28 Nov 2013
Responses to the consultation did not avoid addressing significant issues however, with even the fundamental terminology – including the term “integrated reporting” – coming under stakeholder scrutiny for being allegedly too confusing or insufficiently defined.
Key technical issues raised in the comment process included:
There were plenty of questions on materiality. Only 22% of respondents “fully agreed” with the IIRC’s proposed approach, while 39% disagreed and had a major qualification. But a further 33% agreed with minor qualifications - so overall more than half supported the materiality proposals. The split between providers of capital (on whom the framework’s principles are focused) and preparers of reports was very marked, with 88% of providers agreeing with the IIRC’s definition, and the majority of report preparers disagreeing (52%).
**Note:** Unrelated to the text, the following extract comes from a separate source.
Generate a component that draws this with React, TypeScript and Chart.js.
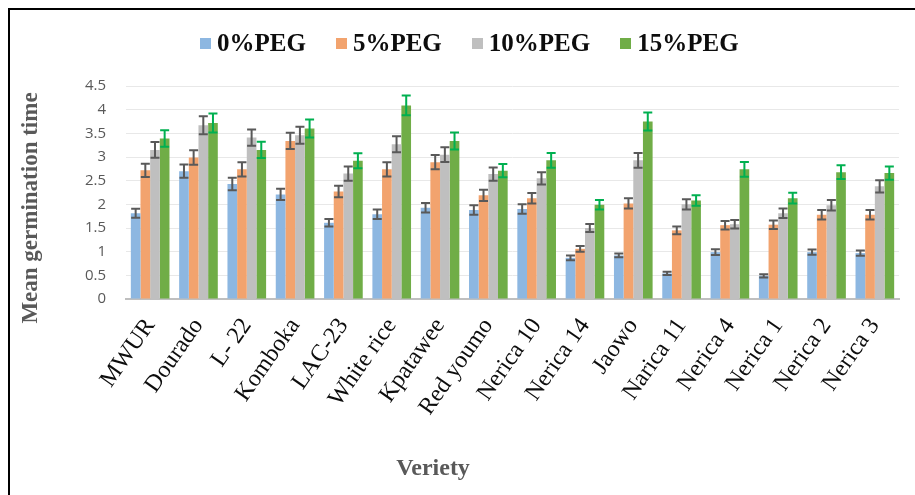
import React, { useEffect, useRef } from 'react';
import { Chart, registerables } from 'chart.js';

Chart.register(...registerables);

const varieties = ['MWUR', 'Dourado', 'L- 22', 'Komboka', 'LAC-23', 'White rice', 'Kpatawee', 'Red youmo', 'Nerica 10', 'Nerica 14', 'Jaowo', 'Narica 11', 'Nerica 4', 'Nerica 1', 'Nerica 2', 'Nerica 3'];
const seriesNames = ['0%PEG', '5%PEG', '10%PEG', '15%PEG'];
const seriesColors = ['#8DB7E1', '#F2A36E', '#BFBFBF', '#70AD47'];
const errorColors = ['#595959', '#595959', '#595959', '#00B050'];

const peg0 = [1.81, 2.70, 2.43, 2.21, 1.61, 1.79, 1.93, 1.88, 1.90, 0.87, 0.92, 0.54, 0.99, 0.49, 0.99, 0.97];
const peg5 = [2.72, 2.99, 2.74, 3.34, 2.27, 2.74, 2.89, 2.19, 2.13, 1.06, 2.02, 1.45, 1.56, 1.57, 1.78, 1.78];
const peg10 = [3.15, 3.67, 3.41, 3.46, 2.65, 3.27, 3.05, 2.64, 2.55, 1.50, 2.93, 2.00, 1.58, 1.81, 1.98, 2.38];
const peg15 = [3.39, 3.72, 3.15, 3.60, 2.92, 4.09, 3.34, 2.71, 2.93, 1.99, 3.75, 2.08, 2.74, 2.13, 2.68, 2.66];

const err0 = [0.095, 0.14, 0.13, 0.12, 0.08, 0.10, 0.10, 0.10, 0.10, 0.05, 0.04, 0.035, 0.06, 0.035, 0.055, 0.055];
const err5 = [0.14, 0.155, 0.15, 0.17, 0.12, 0.15, 0.15, 0.12, 0.11, 0.06, 0.11, 0.08, 0.09, 0.09, 0.10, 0.10];
const err10 = [0.165, 0.19, 0.17, 0.18, 0.15, 0.17, 0.155, 0.14, 0.13, 0.085, 0.155, 0.11, 0.09, 0.10, 0.11, 0.13];
const err15 = [0.175, 0.20, 0.17, 0.19, 0.16, 0.21, 0.18, 0.14, 0.155, 0.10, 0.19, 0.11, 0.155, 0.115, 0.145, 0.14];

const yMin = 0;
const yMax = 4.5;
const yStep = 0.5;

const yTitle = 'Mean germination time';
const xTitle = 'Veriety';

const seriesValues = [peg0, peg5, peg10, peg15];
const seriesErrors = [err0, err5, err10, err15];

const errorBarPlugin = {
  id: 'errorBars',
  afterDatasetsDraw(chart: any) {
    const ctx = chart.ctx;
    const yScale = chart.scales.y;
    chart.data.datasets.forEach((ds: any, i: number) => {
      const meta = chart.getDatasetMeta(i);
      if (meta.hidden) return;
      ctx.save();
      ctx.strokeStyle = ds.errorColor;
      ctx.lineWidth = 2;
      meta.data.forEach((bar: any, j: number) => {
        const v = ds.data[j];
        const e = ds.errors[j];
        const yt = yScale.getPixelForValue(v + e);
        const yb = yScale.getPixelForValue(v - e);
        const x = bar.x;
        const cap = 4.5;
        ctx.beginPath();
        ctx.moveTo(x, yt);
        ctx.lineTo(x, yb);
        ctx.moveTo(x - cap, yt);
        ctx.lineTo(x + cap, yt);
        ctx.moveTo(x - cap, yb);
        ctx.lineTo(x + cap, yb);
        ctx.stroke();
      });
      ctx.restore();
    });
  },
};

export default function App() {
  const canvasRef = useRef<HTMLCanvasElement | null>(null);

  useEffect(() => {
    if (!canvasRef.current) return;
    const chart = new Chart(canvasRef.current, {
      type: 'bar',
      data: {
        labels: varieties,
        datasets: seriesNames.map((name, i) => ({
          label: name,
          data: seriesValues[i],
          errors: seriesErrors[i],
          errorColor: errorColors[i],
          backgroundColor: seriesColors[i],
          borderWidth: 0,
          categoryPercentage: 0.8,
          barPercentage: 1.0,
        })) as any,
      },
      options: {
        responsive: false,
        animation: false,
        devicePixelRatio: 1,
        layout: { padding: { top: 86, right: 16, left: 0, bottom: 0 } },
        plugins: {
          legend: { display: false },
          tooltip: { enabled: false },
          title: { display: false },
        },
        scales: {
          x: {
            grid: { display: false, drawTicks: false },
            border: { display: true, color: '#BFBFBF', width: 2 },
            ticks: {
              autoSkip: false,
              minRotation: 55,
              maxRotation: 55,
              padding: 14,
              color: '#0D0D0D',
              font: { family: '"Liberation Serif", "Times New Roman", serif', size: 24 },
            },
            afterFit(scale: any) {
              scale.height = 196;
            },
          },
          y: {
            min: yMin,
            max: yMax,
            grid: { color: '#E8E8E8', lineWidth: 1, drawTicks: false },
            border: { display: false },
            ticks: {
              stepSize: yStep,
              padding: 20,
              color: '#595959',
              font: { family: '"Open Sans", "Liberation Sans", sans-serif', size: 15 },
              callback: (v: any) => String(+v),
            },
            afterFit(scale: any) {
              scale.width = 126;
            },
          },
        },
      },
      plugins: [errorBarPlugin],
    } as any);
    return () => chart.destroy();
  }, []);

  const serif = '"Liberation Serif", "Times New Roman", serif';

  return (
    <div style={{ position: 'fixed', left: 0, top: 0, width: 915, height: 495, overflow: 'hidden', background: '#fff' }}>
      <div style={{ position: 'absolute', left: 8, top: 8, width: 1000, height: 1000, border: '2px solid #000', boxSizing: 'border-box' }} />
      <div style={{ position: 'absolute', left: 0, top: 0, width: 915, height: 495 }}>
        <canvas ref={canvasRef} width={915} height={495} style={{ width: 915, height: 495, display: 'block' }} />
      </div>
      <div style={{ position: 'absolute', left: 200, top: 29, height: 28, display: 'flex', alignItems: 'center', whiteSpace: 'nowrap' }}>
        {seriesNames.map((name, i) => (
          <div key={name} style={{ display: 'flex', alignItems: 'center', marginRight: i < seriesNames.length - 1 ? 30 : 0 }}>
            <div style={{ width: 11, height: 11, background: seriesColors[i], marginRight: 6 }} />
            <span style={{ fontFamily: serif, fontWeight: 'bold', fontSize: 25, lineHeight: '28px', color: '#0D0D0D' }}>{name}</span>
          </div>
        ))}
      </div>
      <div style={{ position: 'absolute', left: -120.5, top: 194, width: 300, height: 28, lineHeight: '28px', textAlign: 'center', transform: 'rotate(-90deg)', fontFamily: serif, fontWeight: 'bold', fontSize: 23, color: '#595959', whiteSpace: 'nowrap' }}>
        {yTitle}
      </div>
      <div style={{ position: 'absolute', left: 333, top: 453, width: 200, height: 28, lineHeight: '28px', textAlign: 'center', fontFamily: serif, fontWeight: 'bold', fontSize: 24, color: '#595959', whiteSpace: 'nowrap' }}>
        {xTitle}
      </div>
    </div>
  );
}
Deeper responses on materiality were varied. Concerns were raised over prioritising the providers of financial capital over other stakeholders; treating investors as a homogenous group; and confusion with a “growing pool of materiality definitions”. Respondents were clearly uncomfortable with the legal ‘baggage’ associated with materiality – including litigation risk arising from multiple materiality thresholds in other reporting frameworks.
The IIRC’s response to such concerns has been relaxed. In their view, the framework is seen as a work in progress that will evolve as practice evolves. “It’s important to understand that first,” said Mark O’Sullivan, a Corporate reporting director at PwC and one of the IIRC’s Working Group members “the framework was subject to comment from a multi-stakeholder group, so a difference of opinion isn’t worrying, and second, it is not and will not be final – it’s a starting point.”
Responses also demonstrated an appetite for “those charged with governance” to include a statement acknowledging responsibility for the integrated report. But they expressed confusion and concern over the legal implications of such a statement – especially over forward-looking information.
The IIRC itself is understood to be concerned about enforcing sign-off on every element of the report, because it may discourage companies from including the information that makes the report truly integrated.
With the framework published, the IIRC will turn their attention to analysing how integrated reports are being prepared. The rest of their work will focus on market testing, monitoring regulatory action and encouraging adoption.